- [WRITTEN TASK]
Set down every entry again word for word, please, but skip the pictures.

(Charts and diagrams as code)
+---+

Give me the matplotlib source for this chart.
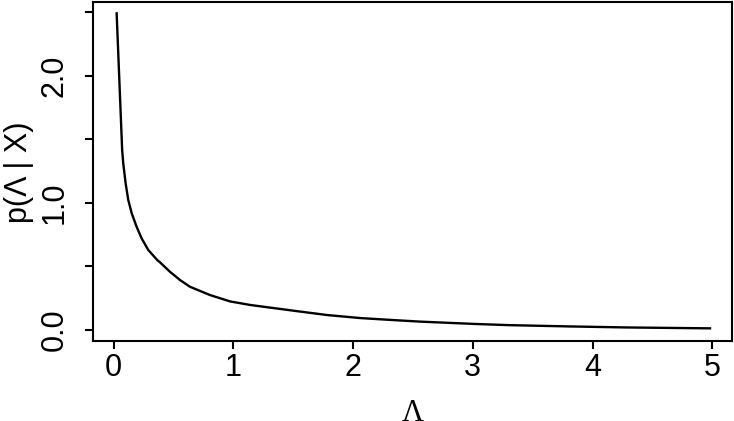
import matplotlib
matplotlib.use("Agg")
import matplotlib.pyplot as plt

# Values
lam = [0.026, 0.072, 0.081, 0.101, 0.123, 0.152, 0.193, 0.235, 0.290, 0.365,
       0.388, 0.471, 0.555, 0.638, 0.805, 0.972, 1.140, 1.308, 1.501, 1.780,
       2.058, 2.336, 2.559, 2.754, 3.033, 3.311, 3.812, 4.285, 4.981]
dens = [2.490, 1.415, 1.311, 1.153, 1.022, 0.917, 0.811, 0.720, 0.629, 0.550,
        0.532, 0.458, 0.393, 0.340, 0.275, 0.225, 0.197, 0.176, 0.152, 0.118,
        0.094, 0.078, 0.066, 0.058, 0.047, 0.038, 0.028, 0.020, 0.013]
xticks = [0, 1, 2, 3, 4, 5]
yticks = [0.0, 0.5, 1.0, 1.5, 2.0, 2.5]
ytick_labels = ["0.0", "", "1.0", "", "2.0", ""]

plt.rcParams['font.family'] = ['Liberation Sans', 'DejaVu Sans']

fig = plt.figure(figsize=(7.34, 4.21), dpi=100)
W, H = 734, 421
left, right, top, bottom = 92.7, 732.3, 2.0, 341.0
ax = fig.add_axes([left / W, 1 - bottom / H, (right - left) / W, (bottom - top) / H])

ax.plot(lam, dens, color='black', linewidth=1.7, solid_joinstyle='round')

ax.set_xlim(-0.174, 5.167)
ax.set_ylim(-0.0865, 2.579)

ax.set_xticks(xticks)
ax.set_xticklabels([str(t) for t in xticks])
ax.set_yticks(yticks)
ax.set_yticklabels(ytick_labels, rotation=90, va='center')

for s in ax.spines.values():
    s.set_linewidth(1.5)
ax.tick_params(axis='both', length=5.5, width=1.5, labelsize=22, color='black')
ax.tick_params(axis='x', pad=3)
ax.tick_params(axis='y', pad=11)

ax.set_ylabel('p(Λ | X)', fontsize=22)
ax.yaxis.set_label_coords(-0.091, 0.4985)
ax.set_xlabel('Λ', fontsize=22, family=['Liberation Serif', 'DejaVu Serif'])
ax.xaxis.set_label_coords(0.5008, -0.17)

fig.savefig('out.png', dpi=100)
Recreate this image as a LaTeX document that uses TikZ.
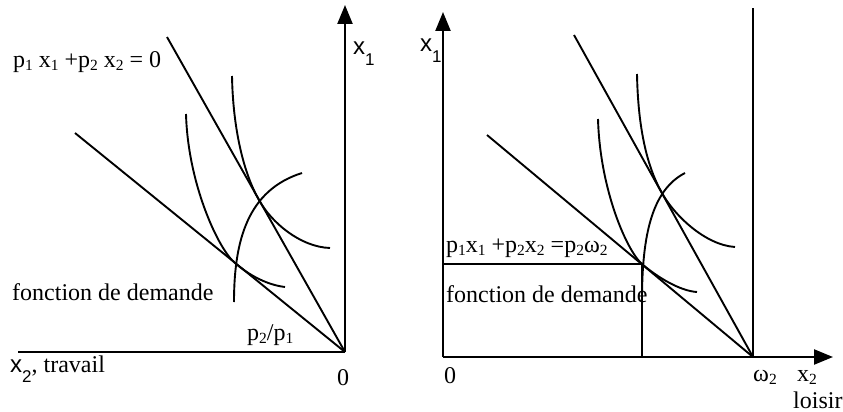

+---+

- [SOLUTION FOR THIS EXERCISE]
Give me the matplotlib source for this chart.
import matplotlib
matplotlib.use("Agg")
import matplotlib.pyplot as plt

# Values
lam = [0.026, 0.072, 0.081, 0.101, 0.123, 0.152, 0.193, 0.235, 0.290, 0.365,
       0.388, 0.471, 0.555, 0.638, 0.805, 0.972, 1.140, 1.308, 1.501, 1.780,
       2.058, 2.336, 2.559, 2.754, 3.033, 3.311, 3.812, 4.285, 4.981]
dens = [2.490, 1.415, 1.311, 1.153, 1.022, 0.917, 0.811, 0.720, 0.629, 0.550,
        0.532, 0.458, 0.393, 0.340, 0.275, 0.225, 0.197, 0.176, 0.152, 0.118,
        0.094, 0.078, 0.066, 0.058, 0.047, 0.038, 0.028, 0.020, 0.013]
xticks = [0, 1, 2, 3, 4, 5]
yticks = [0.0, 0.5, 1.0, 1.5, 2.0, 2.5]
ytick_labels = ["0.0", "", "1.0", "", "2.0", ""]

plt.rcParams['font.family'] = ['Liberation Sans', 'DejaVu Sans']

fig = plt.figure(figsize=(7.34, 4.21), dpi=100)
W, H = 734, 421
left, right, top, bottom = 92.7, 732.3, 2.0, 341.0
ax = fig.add_axes([left / W, 1 - bottom / H, (right - left) / W, (bottom - top) / H])

ax.plot(lam, dens, color='black', linewidth=1.7, solid_joinstyle='round')

ax.set_xlim(-0.174, 5.167)
ax.set_ylim(-0.0865, 2.579)

ax.set_xticks(xticks)
ax.set_xticklabels([str(t) for t in xticks])
ax.set_yticks(yticks)
ax.set_yticklabels(ytick_labels, rotation=90, va='center')

for s in ax.spines.values():
    s.set_linewidth(1.5)
ax.tick_params(axis='both', length=5.5, width=1.5, labelsize=22, color='black')
ax.tick_params(axis='x', pad=3)
ax.tick_params(axis='y', pad=11)

ax.set_ylabel('p(Λ | X)', fontsize=22)
ax.yaxis.set_label_coords(-0.091, 0.4985)
ax.set_xlabel('Λ', fontsize=22, family=['Liberation Serif', 'DejaVu Serif'])
ax.xaxis.set_label_coords(0.5008, -0.17)

fig.savefig('out.png', dpi=100)
Recreate this image as a LaTeX document that uses TikZ.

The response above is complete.